++++ MATERIAL SHOWN ++++
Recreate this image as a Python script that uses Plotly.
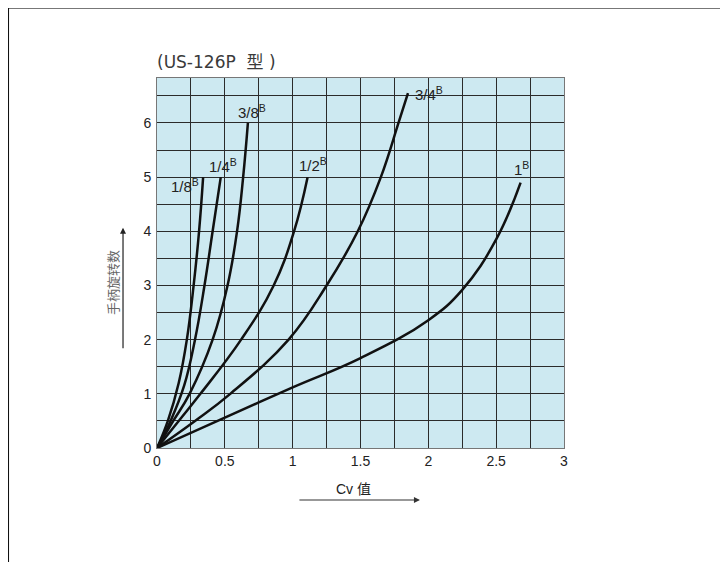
import plotly.graph_objects as go

# ---- data ----
labels = ["1/8", "1/4", "3/8", "1/2", "3/4", "1"]
cv_18 = [0, 0.08, 0.16, 0.22, 0.27, 0.31, 0.34]
rev_18 = [0, 0.5, 1.2, 2.0, 3.0, 4.0, 5.0]
cv_14 = [0, 0.1, 0.2, 0.28, 0.35, 0.41, 0.47]
rev_14 = [0, 0.5, 1.15, 2.0, 3.0, 4.0, 5.0]
cv_38 = [0, 0.12, 0.24, 0.41, 0.52, 0.59, 0.635, 0.67]
rev_38 = [0, 0.5, 1.0, 2.0, 3.0, 4.0, 5.0, 6.0]
cv_12 = [0, 0.16, 0.32, 0.62, 0.86, 1.01, 1.11]
rev_12 = [0, 0.5, 1.0, 2.0, 3.0, 4.0, 5.0]
cv_34 = [0, 0.28, 0.54, 0.97, 1.25, 1.48, 1.65, 1.78, 1.85]
rev_34 = [0, 0.5, 1.0, 2.0, 3.0, 4.0, 5.0, 6.0, 6.55]
cv_1 = [0, 0.5, 1.0, 1.5, 2.0, 2.25, 2.5, 2.68]
rev_1 = [0, 0.56, 1.12, 1.66, 2.36, 2.92, 3.85, 4.9]

series_x = [cv_18, cv_14, cv_38, cv_12, cv_34, cv_1]
series_y = [rev_18, rev_14, rev_38, rev_12, rev_34, rev_1]
label_shift = [(-18, -8), (2, 12), (4, 11), (5, 13), (21, 0), (1, 14)]

x_ticks = [0, 0.5, 1, 1.5, 2, 2.5, 3]
x_ticktext = ["0", "0.5", "1", "1.5", "2", "2.5", "3"]
y_ticks = [0, 1, 2, 3, 4, 5, 6]

fig = go.Figure()
for xs, ys in zip(series_x, series_y):
    fig.add_trace(go.Scatter(x=xs, y=ys, mode="lines",
                             line=dict(color="#111111", width=2.5, shape="spline", smoothing=1.2),
                             showlegend=False, hoverinfo="skip"))

for lab, xs, ys, (dx, dy) in zip(labels, series_x, series_y, label_shift):
    fig.add_annotation(x=xs[-1], y=ys[-1], text=f"{lab}<sup>B</sup>", showarrow=False,
                       xshift=dx, yshift=dy, xanchor="center", yanchor="middle",
                       font=dict(family="Liberation Sans, Arial", size=15, color="#222"))

grid_col = "#2b2b2b"
fig.update_xaxes(range=[0, 3], tickvals=x_ticks, ticktext=x_ticktext,
                 showgrid=True, gridcolor=grid_col, gridwidth=1,
                 minor=dict(dtick=0.25, showgrid=True, gridcolor=grid_col, gridwidth=1),
                 zeroline=False, showline=True, linecolor="#777", linewidth=1, mirror=True,
                 ticks="", tickfont=dict(family="Liberation Sans, Arial", size=14, color="#222"))
fig.update_yaxes(range=[0, 6.83], tickvals=y_ticks,
                 showgrid=True, gridcolor=grid_col, gridwidth=1,
                 minor=dict(dtick=0.5, showgrid=True, gridcolor=grid_col, gridwidth=1),
                 zeroline=False, showline=True, linecolor="#777", linewidth=1, mirror=True,
                 ticks="", ticklabelstandoff=2,
                 tickfont=dict(family="Liberation Sans, Arial", size=14, color="#222"))

# title
fig.add_annotation(xref="paper", yref="paper", x=0.146, y=1.043, text="(US-126P  型 )",
                   xanchor="center", yanchor="middle",
                   showarrow=False, font=dict(family="DejaVu Sans, Noto Sans CJK SC", size=17, color="#3a3a3a"))
# y title + arrow
fig.add_annotation(xref="paper", yref="paper", x=-0.108, y=0.446, text="手柄旋转数", textangle=-90,
                   xanchor="center", yanchor="middle",
                   showarrow=False, font=dict(family="Noto Sans CJK SC", size=13, color="#666"))
fig.add_annotation(xref="paper", yref="paper", x=-0.0835, y=0.595, ax=0, ay=122, text="",
                   showarrow=True, arrowhead=2, arrowsize=1, arrowwidth=1.2, arrowcolor="#222")
# x title + arrow
fig.add_annotation(xref="paper", yref="paper", x=0.484, y=-0.111, text="Cv 值",
                   xanchor="center", yanchor="middle",
                   showarrow=False, font=dict(family="Liberation Sans, Noto Sans CJK SC", size=14, color="#222"))
fig.add_annotation(xref="paper", yref="paper", x=0.646, y=-0.1405, ax=-122, ay=0, text="",
                   showarrow=True, arrowhead=2, arrowsize=1, arrowwidth=1.2, arrowcolor="#333")

# page frame lines
fig.add_shape(type="line", xref="paper", yref="paper", x0=-0.366, x1=1.45, y0=1.189, y1=1.189,
              line=dict(color="#777", width=2))
fig.add_shape(type="line", xref="paper", yref="paper", x0=-0.366, x1=-0.366, y0=1.189, y1=-0.35,
              line=dict(color="#111", width=2))

fig.update_layout(width=728, height=562, margin=dict(l=149, r=172, t=70, b=122),
                  plot_bgcolor="#cde9f1", paper_bgcolor="white", showlegend=False)
fig.write_html("out.html")
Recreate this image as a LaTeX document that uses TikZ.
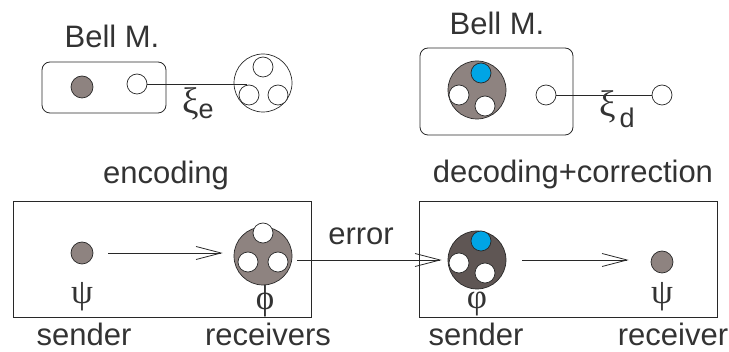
\documentclass[tikz,border=0pt]{standalone}
\usepackage{fontspec}
\setmainfont{Liberation Sans}
\newfontfamily\greekfont{Liberation Serif}
\usetikzlibrary{arrows.meta,positioning,calc}
\definecolor{greyi}{RGB}{142,131,128}
\definecolor{darki}{RGB}{95,86,84}
\definecolor{bluei}{RGB}{0,165,229}
\definecolor{texti}{RGB}{51,51,51}
\definecolor{linei}{RGB}{40,40,40}
\tikzset{
          texto/.style={font=\fontsize{31}{36}\selectfont,text=texti,
            inner sep=0pt,anchor=base},
          greek/.style={font=\greekfont\fontsize{35}{40}\selectfont,
            text=texti,inner sep=0pt},
          qubit/.style={circle,draw=linei,line width=0.7pt,fill=white,
            minimum size=20pt,inner sep=0pt},
          dot/.style={qubit,fill=greyi,minimum size=22pt},
          cluster/.style={qubit,minimum size=58pt},
          frame/.style={draw=linei,line width=0.8pt,inner sep=0pt},
          wire/.style={draw=linei,line width=0.8pt},
          arrow/.style={wire,-{Straight Barb[length=25pt,width=13pt]}}
        }
\newcommand\Trio[7]{%
          \node[cluster,fill=#3] (#1) at (#2) {};
          \node[qubit,fill=#4] (#1-1) at ([shift={(#5)}]#1.center) {};
          \node[qubit] (#1-2) at ([shift={(#6)}]#1.center) {};
          \node[qubit] (#1-3) at ([shift={(#7)}]#1.center) {};
        }
\newcommand\XiText[3]{%
          \node[texto,anchor=base west] (#1) at (#2)
          {{\greekfont\fontsize{37}{40}\selectfont ξ}#3};
        }
\begin{document}
\begin{tikzpicture}[x=1pt,y=-1pt]
            \useasboundingbox (0,0) rectangle (729,352);

            % Bell measurements
            \node[frame,rounded corners=8pt,minimum width=124pt,minimum height=51pt]
              (bellA) at (104,87.5) {};
            \node[frame,rounded corners=8pt,minimum width=153pt,minimum height=87pt]
              (bellB) at (496.5,91.5) {};
            \node[texto] (bellAt) at (112,48) {Bell M.};
            \node[texto] (bellBt) at (497,35) {Bell M.};

            \node[dot] (dotA) at (82,87) {};
            \node[qubit] (openA) at (137,84) {};
            \Trio{bigA}{263,83}{white}{white}{0,-16}{-14,12}{15,12}
            \coordinate (endA) at (247,84);
            \draw[wire] (openA) -- (endA);
            \XiText{xiE}{182,114}{\raisebox{-5pt}{\fontsize{27}{30}\selectfont e}}

            \Trio{bigB}{477,90}{greyi}{bluei}{4,-17}{-18,5}{8,16}
            \node[qubit] (openB) at (546,95) {};
            \node[qubit] (openC) at (662,95) {};
            \draw[wire] (openB) -- (openC);
            \XiText{xiD}{599,117}{\hspace{4pt}\raisebox{-11pt}{\fontsize{27}{30}\selectfont d}}

            % encoding and decoding
            \node[frame,minimum width=298pt,minimum height=116pt] (encbox) at (162,259) {};
            \node[frame,minimum width=298pt,minimum height=116pt] (decbox) at (568,259) {};
            \node[texto] (enct) at (166,184) {encoding};
            \node[texto] (dect) at (573,183) {decoding+correction};

            \node[dot] (dotC) at (82,253) {};
            \Trio{bigC}{263,256}{greyi}{white}{0,-23}{-15,6}{15,6}
            \Trio{bigD}{477,260}{darki}{bluei}{4,-19}{-18,3}{8,13}
            \node[dot] (dotE) at (662,262) {};

            \draw[arrow,shorten <=15pt,shorten >=11pt] (dotC) -- (dotC -| bigC.west);
            \draw[arrow,shorten <=5pt,shorten >=6pt] (bigC.east |- bigD) -- (bigD.west);
            \draw[arrow,shorten <=16pt,shorten >=22pt] (bigD) -- (bigD -| dotE.west);
            \node[texto] (errt) at (361,245) {error};

            \node[greek] (psiA) at (82,297) {ψ};
            \node[greek] (phiC) at (265,301) {ϕ};
            \node[greek] (phiD) at (477,304) {φ};
            \node[greek] (psiE) at (662,297) {ψ};

            \node[texto] (sendA) at (84,346) {sender};
            \node[texto] (recvC) at (268,346) {receivers};
            \node[texto] (sendD) at (476,346) {sender};
            \node[texto] (recvE) at (673,346) {receiver};
          \end{tikzpicture}
\end{document}
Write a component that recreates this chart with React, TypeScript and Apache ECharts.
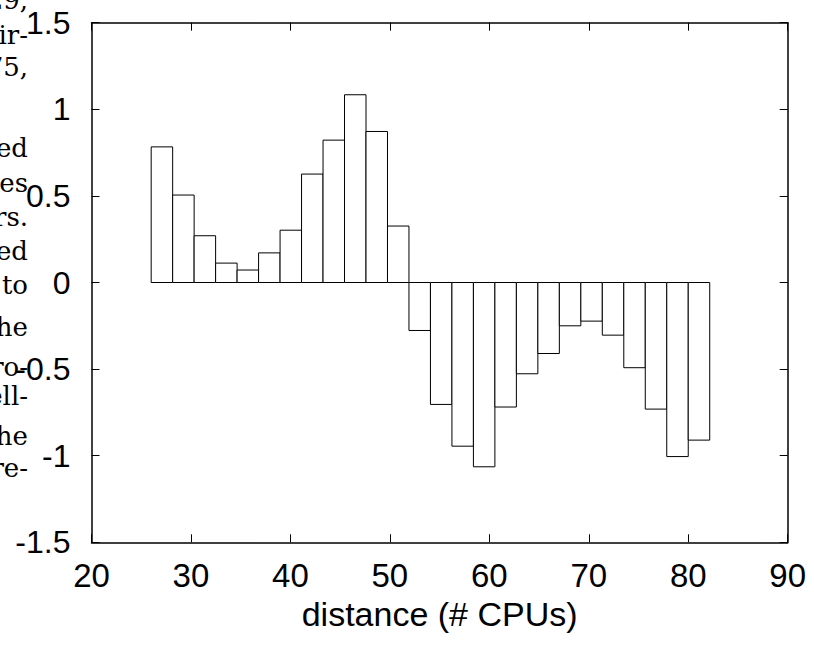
++++
* **AIM OF THE EXERCISE**: Copy every line of the listing that contains the word "uses".

* **ANSWER TO THIS PROBLEM**:
Recreate this image as a Python script that uses Plotly.
Recreate this image as a LaTeX document that uses TikZ.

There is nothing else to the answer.